Friday, 9 December 2011
Although the meat and potatoes of the combos shown in Clip 1 are still swipe repetition, at least DmC is displaying stability. Granted this vid cap spec is unlikely to be running on console, but it's nice to see Ninja Theory's franchise fuck-about isn't dropping frames, or screen tearing through the action. This footage is bordering on robust - not something that could be said of the studio's last few slide shows. As scripted pandemonium goes, Clip 2's architecture seizure is a fine indication of where Ninja Theory's head has been at throughout development; cannibalising visual cues from Inception to manufacture an impossible platformer. It's not the sort of action that immediately springs to mind when you think of Devil May Cry, but the aggressively fluctuating demands put on the players jump and dash moveset is a kick. These clips, coupled with the news that Capcom and Ninja Theory hit up the authors of various Devil May Cry FAQs to playtest the new juice, would seem to suggest fan concerns aren't being taken lightly. Maybe there's hope after all?

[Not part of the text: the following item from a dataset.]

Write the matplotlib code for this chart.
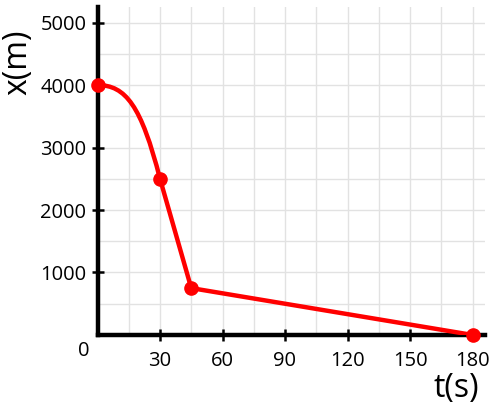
import matplotlib.pyplot as plt
from matplotlib.path import Path
from matplotlib.patches import PathPatch

plt.rcParams['font.family'] = ['Open Sans', 'DejaVu Sans']

# motion data: time (s) and position (m)
t_pts = [0, 30, 45, 180]
x_pts = [4000, 2500, 750, 0]

x_ticks = [30, 60, 90, 120, 150, 180]
y_ticks = [1000, 2000, 3000, 4000, 5000]

fig = plt.figure(figsize=(5.0, 4.12), dpi=100)
ax = fig.add_axes([0.195, 0.187, 0.775, 0.796])

red = '#ff0000'

# first segment is a smooth curve (starts flat, ends steep)
t0, t1 = t_pts[0], t_pts[1]
x0, x1 = x_pts[0], x_pts[1]
dt = t1 - t0
ctrl1 = (t0 + 0.45 * dt, x0)
ctrl2 = (t1 - 0.3 * dt, x1 + 0.78 * (x0 - x1))
curve = Path([(t0, x0), ctrl1, ctrl2, (t1, x1)],
             [Path.MOVETO, Path.CURVE4, Path.CURVE4, Path.CURVE4])
ax.add_patch(PathPatch(curve, facecolor='none', edgecolor=red, lw=3.2,
                       capstyle='round', zorder=4))

# straight segments afterwards
ax.plot(t_pts[1:], x_pts[1:], color=red, lw=3.2, solid_capstyle='round',
        solid_joinstyle='round', zorder=4)
ax.plot(t_pts, x_pts, 'o', color=red, ms=9.5, zorder=5, clip_on=False)

ax.set_xlim(0, 186)
ax.set_ylim(0, 5250)
ax.set_xticks(x_ticks)
ax.set_yticks(y_ticks)
ax.set_xticks(range(15, 186, 15), minor=True)
ax.set_yticks(range(500, 5251, 500), minor=True)
ax.grid(which='both', color='#e2e2e2', lw=1)
ax.set_axisbelow(True)
ax.tick_params(which='minor', length=0)
ax.tick_params(which='major', direction='inout', length=9, width=1.8,
               labelsize=14.5)
ax.tick_params(axis='y', pad=3.5)
ax.tick_params(axis='x', pad=7)

for side in ('top', 'right'):
    ax.spines[side].set_visible(False)
for side in ('left', 'bottom'):
    ax.spines[side].set_linewidth(3.2)

ax.text(-0.035, -0.05, '0', transform=ax.transAxes, fontsize=14.5,
        ha='center', va='center')
fig.text(0.036, 0.85, 'x(m)', rotation=90, fontsize=23,
         ha='center', va='center')
fig.text(0.912, 0.058, 't(s)', fontsize=23, ha='center', va='center')

fig.savefig('out.png', dpi=100)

SMASH! POSE! DINOSAUR! It might be a sequel to a lame duck, but at least Transformers: Fall of Cybertron understands that the leap from intergalactic transforming automobiles to intergalactic transforming tyrant lizards is minor, bordering on irrelevant.
Pity the film bods never got wise. Yes, Mr Bay. We understand you must cram every inch of the screen with jiggling lingerie models, screaming dickheads, and mechanical atrocity, but you have elected not to include the Dinobots, because they are silly? Quite right. I mean, why would a twenty-foot tall berserker robot want to mutate into a Tyrannosaurus Rex? Who cares if it's maximum awesome, right? It just wouldn't make sense. It's almost like Michael Bay believes he's making features with operating logic and reason.